Arnstein & Eskeles - Court Jews as Bankers, Their Wives as Networkers

The history of the Arnstein and Eskeles families shows how the Edict of Tolerance in Vienna helped not only the emperor but also a few Jewish families. Bernhard Eskeles (1753–1839) and Nathan Adam Arnstein (1748–1838) came from two “old” Viennese court factor families. Eskeles’ father Isachar Berusch (1692–1753), a scholar from Moravia, was the son-in-law and successor to the court factor Samuel Oppenheimer (1658–1724). Nathan Adam’s grandfather Isaak Aaron (1682–1744) arrived in Vienna in 1705 and entered the service of Samson Wertheimer.

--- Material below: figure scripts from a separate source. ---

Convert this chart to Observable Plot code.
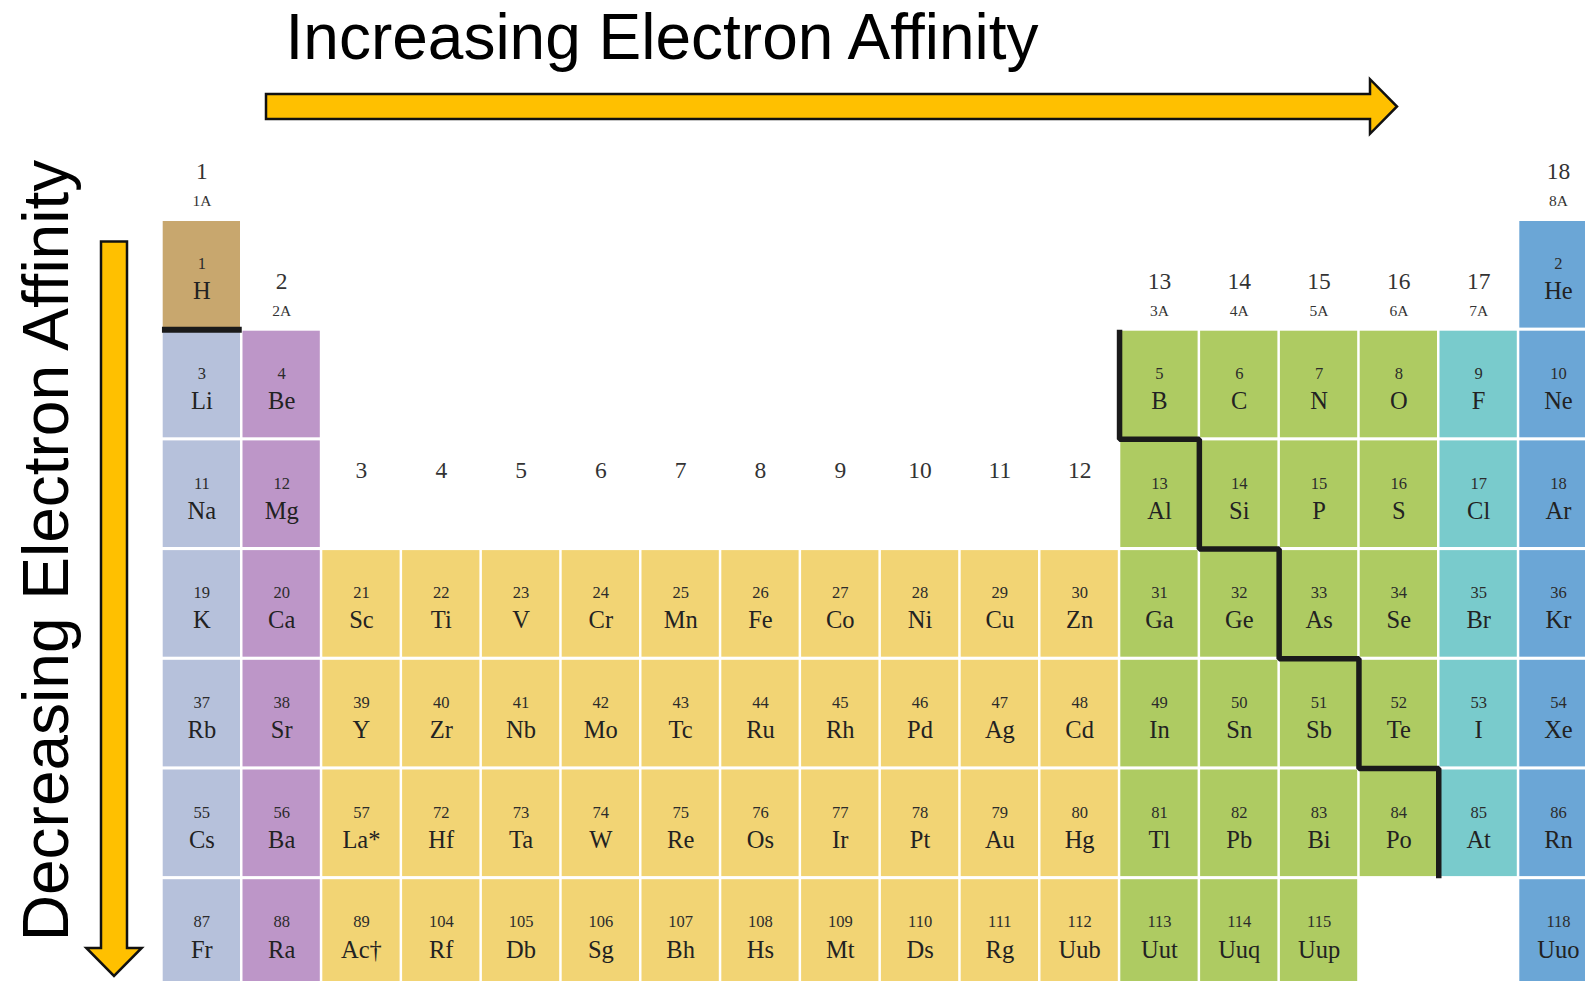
<!DOCTYPE html>
<html>
<head>
<meta charset="utf-8">
<script src="https://cdn.jsdelivr.net/npm/d3@7"></script>
<script src="https://cdn.jsdelivr.net/npm/@observablehq/plot@0.6"></script>
<style>
  html, body { margin: 0; padding: 0; background: #ffffff; }
  #chart svg { display: block; }
</style>
</head>
<body>
<div id="chart"></div>
<script>
// ---------------- data ----------------
const titleTop = "Increasing Electron Affinity";
const titleSide = "Decreasing Electron Affinity";

const symbols = [
  "H", "He",
  "Li", "Be", "B", "C", "N", "O", "F", "Ne",
  "Na", "Mg", "Al", "Si", "P", "S", "Cl", "Ar",
  "K", "Ca", "Sc", "Ti", "V", "Cr", "Mn", "Fe", "Co", "Ni", "Cu", "Zn", "Ga", "Ge", "As", "Se", "Br", "Kr",
  "Rb", "Sr", "Y", "Zr", "Nb", "Mo", "Tc", "Ru", "Rh", "Pd", "Ag", "Cd", "In", "Sn", "Sb", "Te", "I", "Xe",
  "Cs", "Ba", "La*", "Hf", "Ta", "W", "Re", "Os", "Ir", "Pt", "Au", "Hg", "Tl", "Pb", "Bi", "Po", "At", "Rn",
  "Fr", "Ra", "Ac\u2020", "Rf", "Db", "Sg", "Bh", "Hs", "Mt", "Ds", "Rg", "Uub", "Uut", "Uuq", "Uup", "Uuo"
];
const numbers = [
  1, 2,
  3, 4, 5, 6, 7, 8, 9, 10,
  11, 12, 13, 14, 15, 16, 17, 18,
  19, 20, 21, 22, 23, 24, 25, 26, 27, 28, 29, 30, 31, 32, 33, 34, 35, 36,
  37, 38, 39, 40, 41, 42, 43, 44, 45, 46, 47, 48, 49, 50, 51, 52, 53, 54,
  55, 56, 57, 72, 73, 74, 75, 76, 77, 78, 79, 80, 81, 82, 83, 84, 85, 86,
  87, 88, 89, 104, 105, 106, 107, 108, 109, 110, 111, 112, 113, 114, 115, 118
];
const groups = [
  1, 18,
  1, 2, 13, 14, 15, 16, 17, 18,
  1, 2, 13, 14, 15, 16, 17, 18,
  1, 2, 3, 4, 5, 6, 7, 8, 9, 10, 11, 12, 13, 14, 15, 16, 17, 18,
  1, 2, 3, 4, 5, 6, 7, 8, 9, 10, 11, 12, 13, 14, 15, 16, 17, 18,
  1, 2, 3, 4, 5, 6, 7, 8, 9, 10, 11, 12, 13, 14, 15, 16, 17, 18,
  1, 2, 3, 4, 5, 6, 7, 8, 9, 10, 11, 12, 13, 14, 15, 18
];
const periods = [
  1, 1,
  2, 2, 2, 2, 2, 2, 2, 2,
  3, 3, 3, 3, 3, 3, 3, 3,
  4, 4, 4, 4, 4, 4, 4, 4, 4, 4, 4, 4, 4, 4, 4, 4, 4, 4,
  5, 5, 5, 5, 5, 5, 5, 5, 5, 5, 5, 5, 5, 5, 5, 5, 5, 5,
  6, 6, 6, 6, 6, 6, 6, 6, 6, 6, 6, 6, 6, 6, 6, 6, 6, 6,
  7, 7, 7, 7, 7, 7, 7, 7, 7, 7, 7, 7, 7, 7, 7, 7
];
// h = hydrogen, a = alkali, e = alkaline earth, t = transition, m = main group, x = halogen, n = noble gas
const categories = [
  "h", "n",
  "a", "e", "m", "m", "m", "m", "x", "n",
  "a", "e", "m", "m", "m", "m", "x", "n",
  "a", "e", "t", "t", "t", "t", "t", "t", "t", "t", "t", "t", "m", "m", "m", "m", "x", "n",
  "a", "e", "t", "t", "t", "t", "t", "t", "t", "t", "t", "t", "m", "m", "m", "m", "x", "n",
  "a", "e", "t", "t", "t", "t", "t", "t", "t", "t", "t", "t", "m", "m", "m", "m", "x", "n",
  "a", "e", "t", "t", "t", "t", "t", "t", "t", "t", "t", "t", "m", "m", "m", "n"
];
const categoryNames = ["h", "a", "e", "t", "m", "x", "n"];
const categoryColors = ["#c8a76e", "#b6c1db", "#bd96c8", "#f2d474", "#aecb62", "#79cbcc", "#6ba6d6"];

const groupLabels = ["1", "2", "3", "4", "5", "6", "7", "8", "9", "10", "11", "12", "13", "14", "15", "16", "17", "18"];
const groupSubLabels = ["1A", "2A", "", "", "", "", "", "", "", "", "", "", "3A", "4A", "5A", "6A", "7A", "8A"];

// metal / non-metal separator, as (group boundary, period boundary) steps
const separatorSteps = [[13, 2], [13, 3], [14, 3], [14, 4], [15, 4], [15, 5], [16, 5], [16, 6], [17, 6], [17, 7]];
const hydrogenSeparator = [[1, 2], [2, 2]];

// ---------------- layout ----------------
const W = 1585, H = 981;
const colPitch = 79.8, rowPitch = 109.7;
const firstColLeft = 162.7, firstRowTop = 221;
const cellW = 77.3 / colPitch, cellH = 106.6 / rowPitch;
const gapX = (colPitch - 77.3) / 2 / colPitch;
const gapY = (rowPitch - 106.6) / 2 / rowPitch;

const elements = symbols.map((s, i) => ({
  symbol: s, number: numbers[i], group: groups[i], period: periods[i], category: categories[i]
}));
const firstRow = d3.rollup(elements, v => d3.min(v, d => d.period), d => d.group);
const labels = groupLabels.map((l, i) => ({label: l, sub: groupSubLabels[i], group: i + 1, row: firstRow.get(i + 1)}));

const serif = "'Liberation Serif', 'Times New Roman', serif";
const sans = "'Liberation Sans', Arial, sans-serif";

function blockArrows() {
  const g = d3.create("svg:g");
  const style = p => p.attr("fill", "#ffc000").attr("stroke", "#111").attr("stroke-width", 2.5).attr("stroke-linejoin", "miter");
  // horizontal arrow
  const hx0 = 266, hx1 = 1370, htip = 1397, hy = 106.5, hb = 12.5, hh = 27.3;
  g.append("path").attr("d",
    `M${hx0},${hy - hb}L${hx1},${hy - hb}L${hx1},${hy - hh}L${htip},${hy}L${hx1},${hy + hh}L${hx1},${hy + hb}L${hx0},${hy + hb}Z`
  ).call(style);
  // vertical arrow
  const vy0 = 241.5, vy1 = 948, vtip = 976, vx = 114, vb = 13, vh = 27.7;
  g.append("path").attr("d",
    `M${vx - vb},${vy0}L${vx - vb},${vy1}L${vx - vh},${vy1}L${vx},${vtip}L${vx + vh},${vy1}L${vx + vb},${vy1}L${vx + vb},${vy0}Z`
  ).call(style);
  return g.node();
}

const chart = Plot.plot({
  width: W,
  height: H,
  margin: 0,
  style: {background: "#ffffff", fontFamily: serif},
  x: {domain: [1 - firstColLeft / colPitch, 1 + (W - firstColLeft) / colPitch], range: [0, W], axis: null},
  y: {domain: [1 - firstRowTop / rowPitch, 1 + (H - firstRowTop) / rowPitch], range: [0, H], axis: null},
  color: {type: "ordinal", domain: categoryNames, range: categoryColors},
  marks: [
    Plot.rect(elements, {
      x1: d => d.group, x2: d => d.group + cellW,
      y1: d => d.period, y2: d => d.period + cellH,
      fill: "category"
    }),
    Plot.text(elements, {
      x: d => d.group + cellW / 2, y: d => d.period + 0.387,
      text: d => String(d.number), fontSize: 16.5, fill: "#2b2b2b", fontFamily: serif
    }),
    Plot.text(elements, {
      x: d => d.group + cellW / 2, y: d => d.period + 0.638,
      text: "symbol", fontSize: 24.5, fill: "#222", fontFamily: serif
    }),
    Plot.text(labels, {
      x: d => d.group + cellW / 2, y: d => d.sub ? d.row - 0.453 : d.row - 0.73,
      text: "label", fontSize: 23.5, fill: "#333", fontFamily: serif
    }),
    Plot.text(labels.filter(d => d.sub), {
      x: d => d.group + cellW / 2, y: d => d.row - 0.187,
      text: "sub", fontSize: 15.5, fill: "#333", fontFamily: serif
    }),
    Plot.line(separatorSteps, {
      x: d => d[0] - gapX, y: d => d[1] - gapY,
      stroke: "#1a1a1a", strokeWidth: 5.5, strokeLinejoin: "miter", strokeLinecap: "butt"
    }),
    Plot.line(hydrogenSeparator, {
      x: d => d[0] - gapX, y: d => d[1] - gapY,
      stroke: "#1a1a1a", strokeWidth: 6, strokeLinecap: "butt"
    }),
    blockArrows,
    Plot.text([titleTop], {
      frameAnchor: "top-left", dx: 285, dy: 58, textAnchor: "start", lineAnchor: "bottom",
      fontSize: 64, fill: "#000", fontFamily: sans
    }),
    Plot.text([titleSide], {
      frameAnchor: "left", dx: 67, dy: 59.5, rotate: -90, textAnchor: "middle", lineAnchor: "bottom",
      fontSize: 64, fill: "#000", fontFamily: sans
    })
  ]
});

document.getElementById("chart").append(chart);
</script>
</body>
</html>
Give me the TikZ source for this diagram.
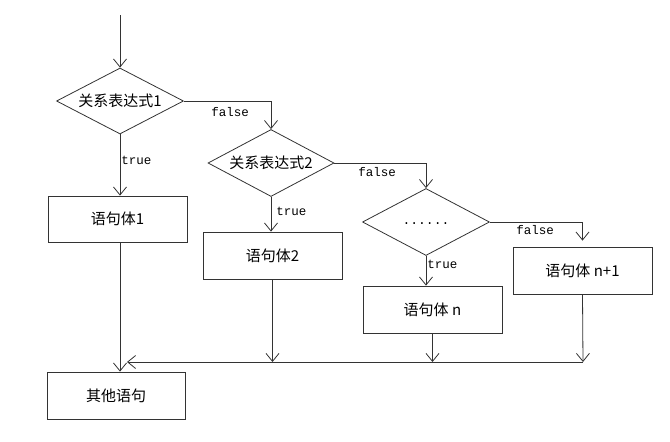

His father Adam Isaak (1721–1782) had contributed to the rescue action that reversed the order given by Maria Theresa expelling the Jews from Prague. The young court factors and wholesalers Bernhard Eskeles and Nathan Adam Arnstein became bankers and respected ennobled members of Viennese society. Eskeles was one of the founder members of the Austrian National Bank. Their respective marriages to Cäcilie (1760–1836) and Fanny Itzig (1758–1818), daughters of a Berlin court factor, helped them as well, although the sisters were known in Vienna less for their origins than for their creative social life. They introduced the concept of the salon from Berlin, offering Viennese society a cultured home outside the old noble houses. Fanny Arnstein’s salon gained political significance in particular during the Vienna Congress when it became a meeting place for diplomacy and opinion-forming. The vigilant secret police there also saw what was probably Vienna’s first Christmas tree – a custom that Fanny Arnstein had imported from Berlin.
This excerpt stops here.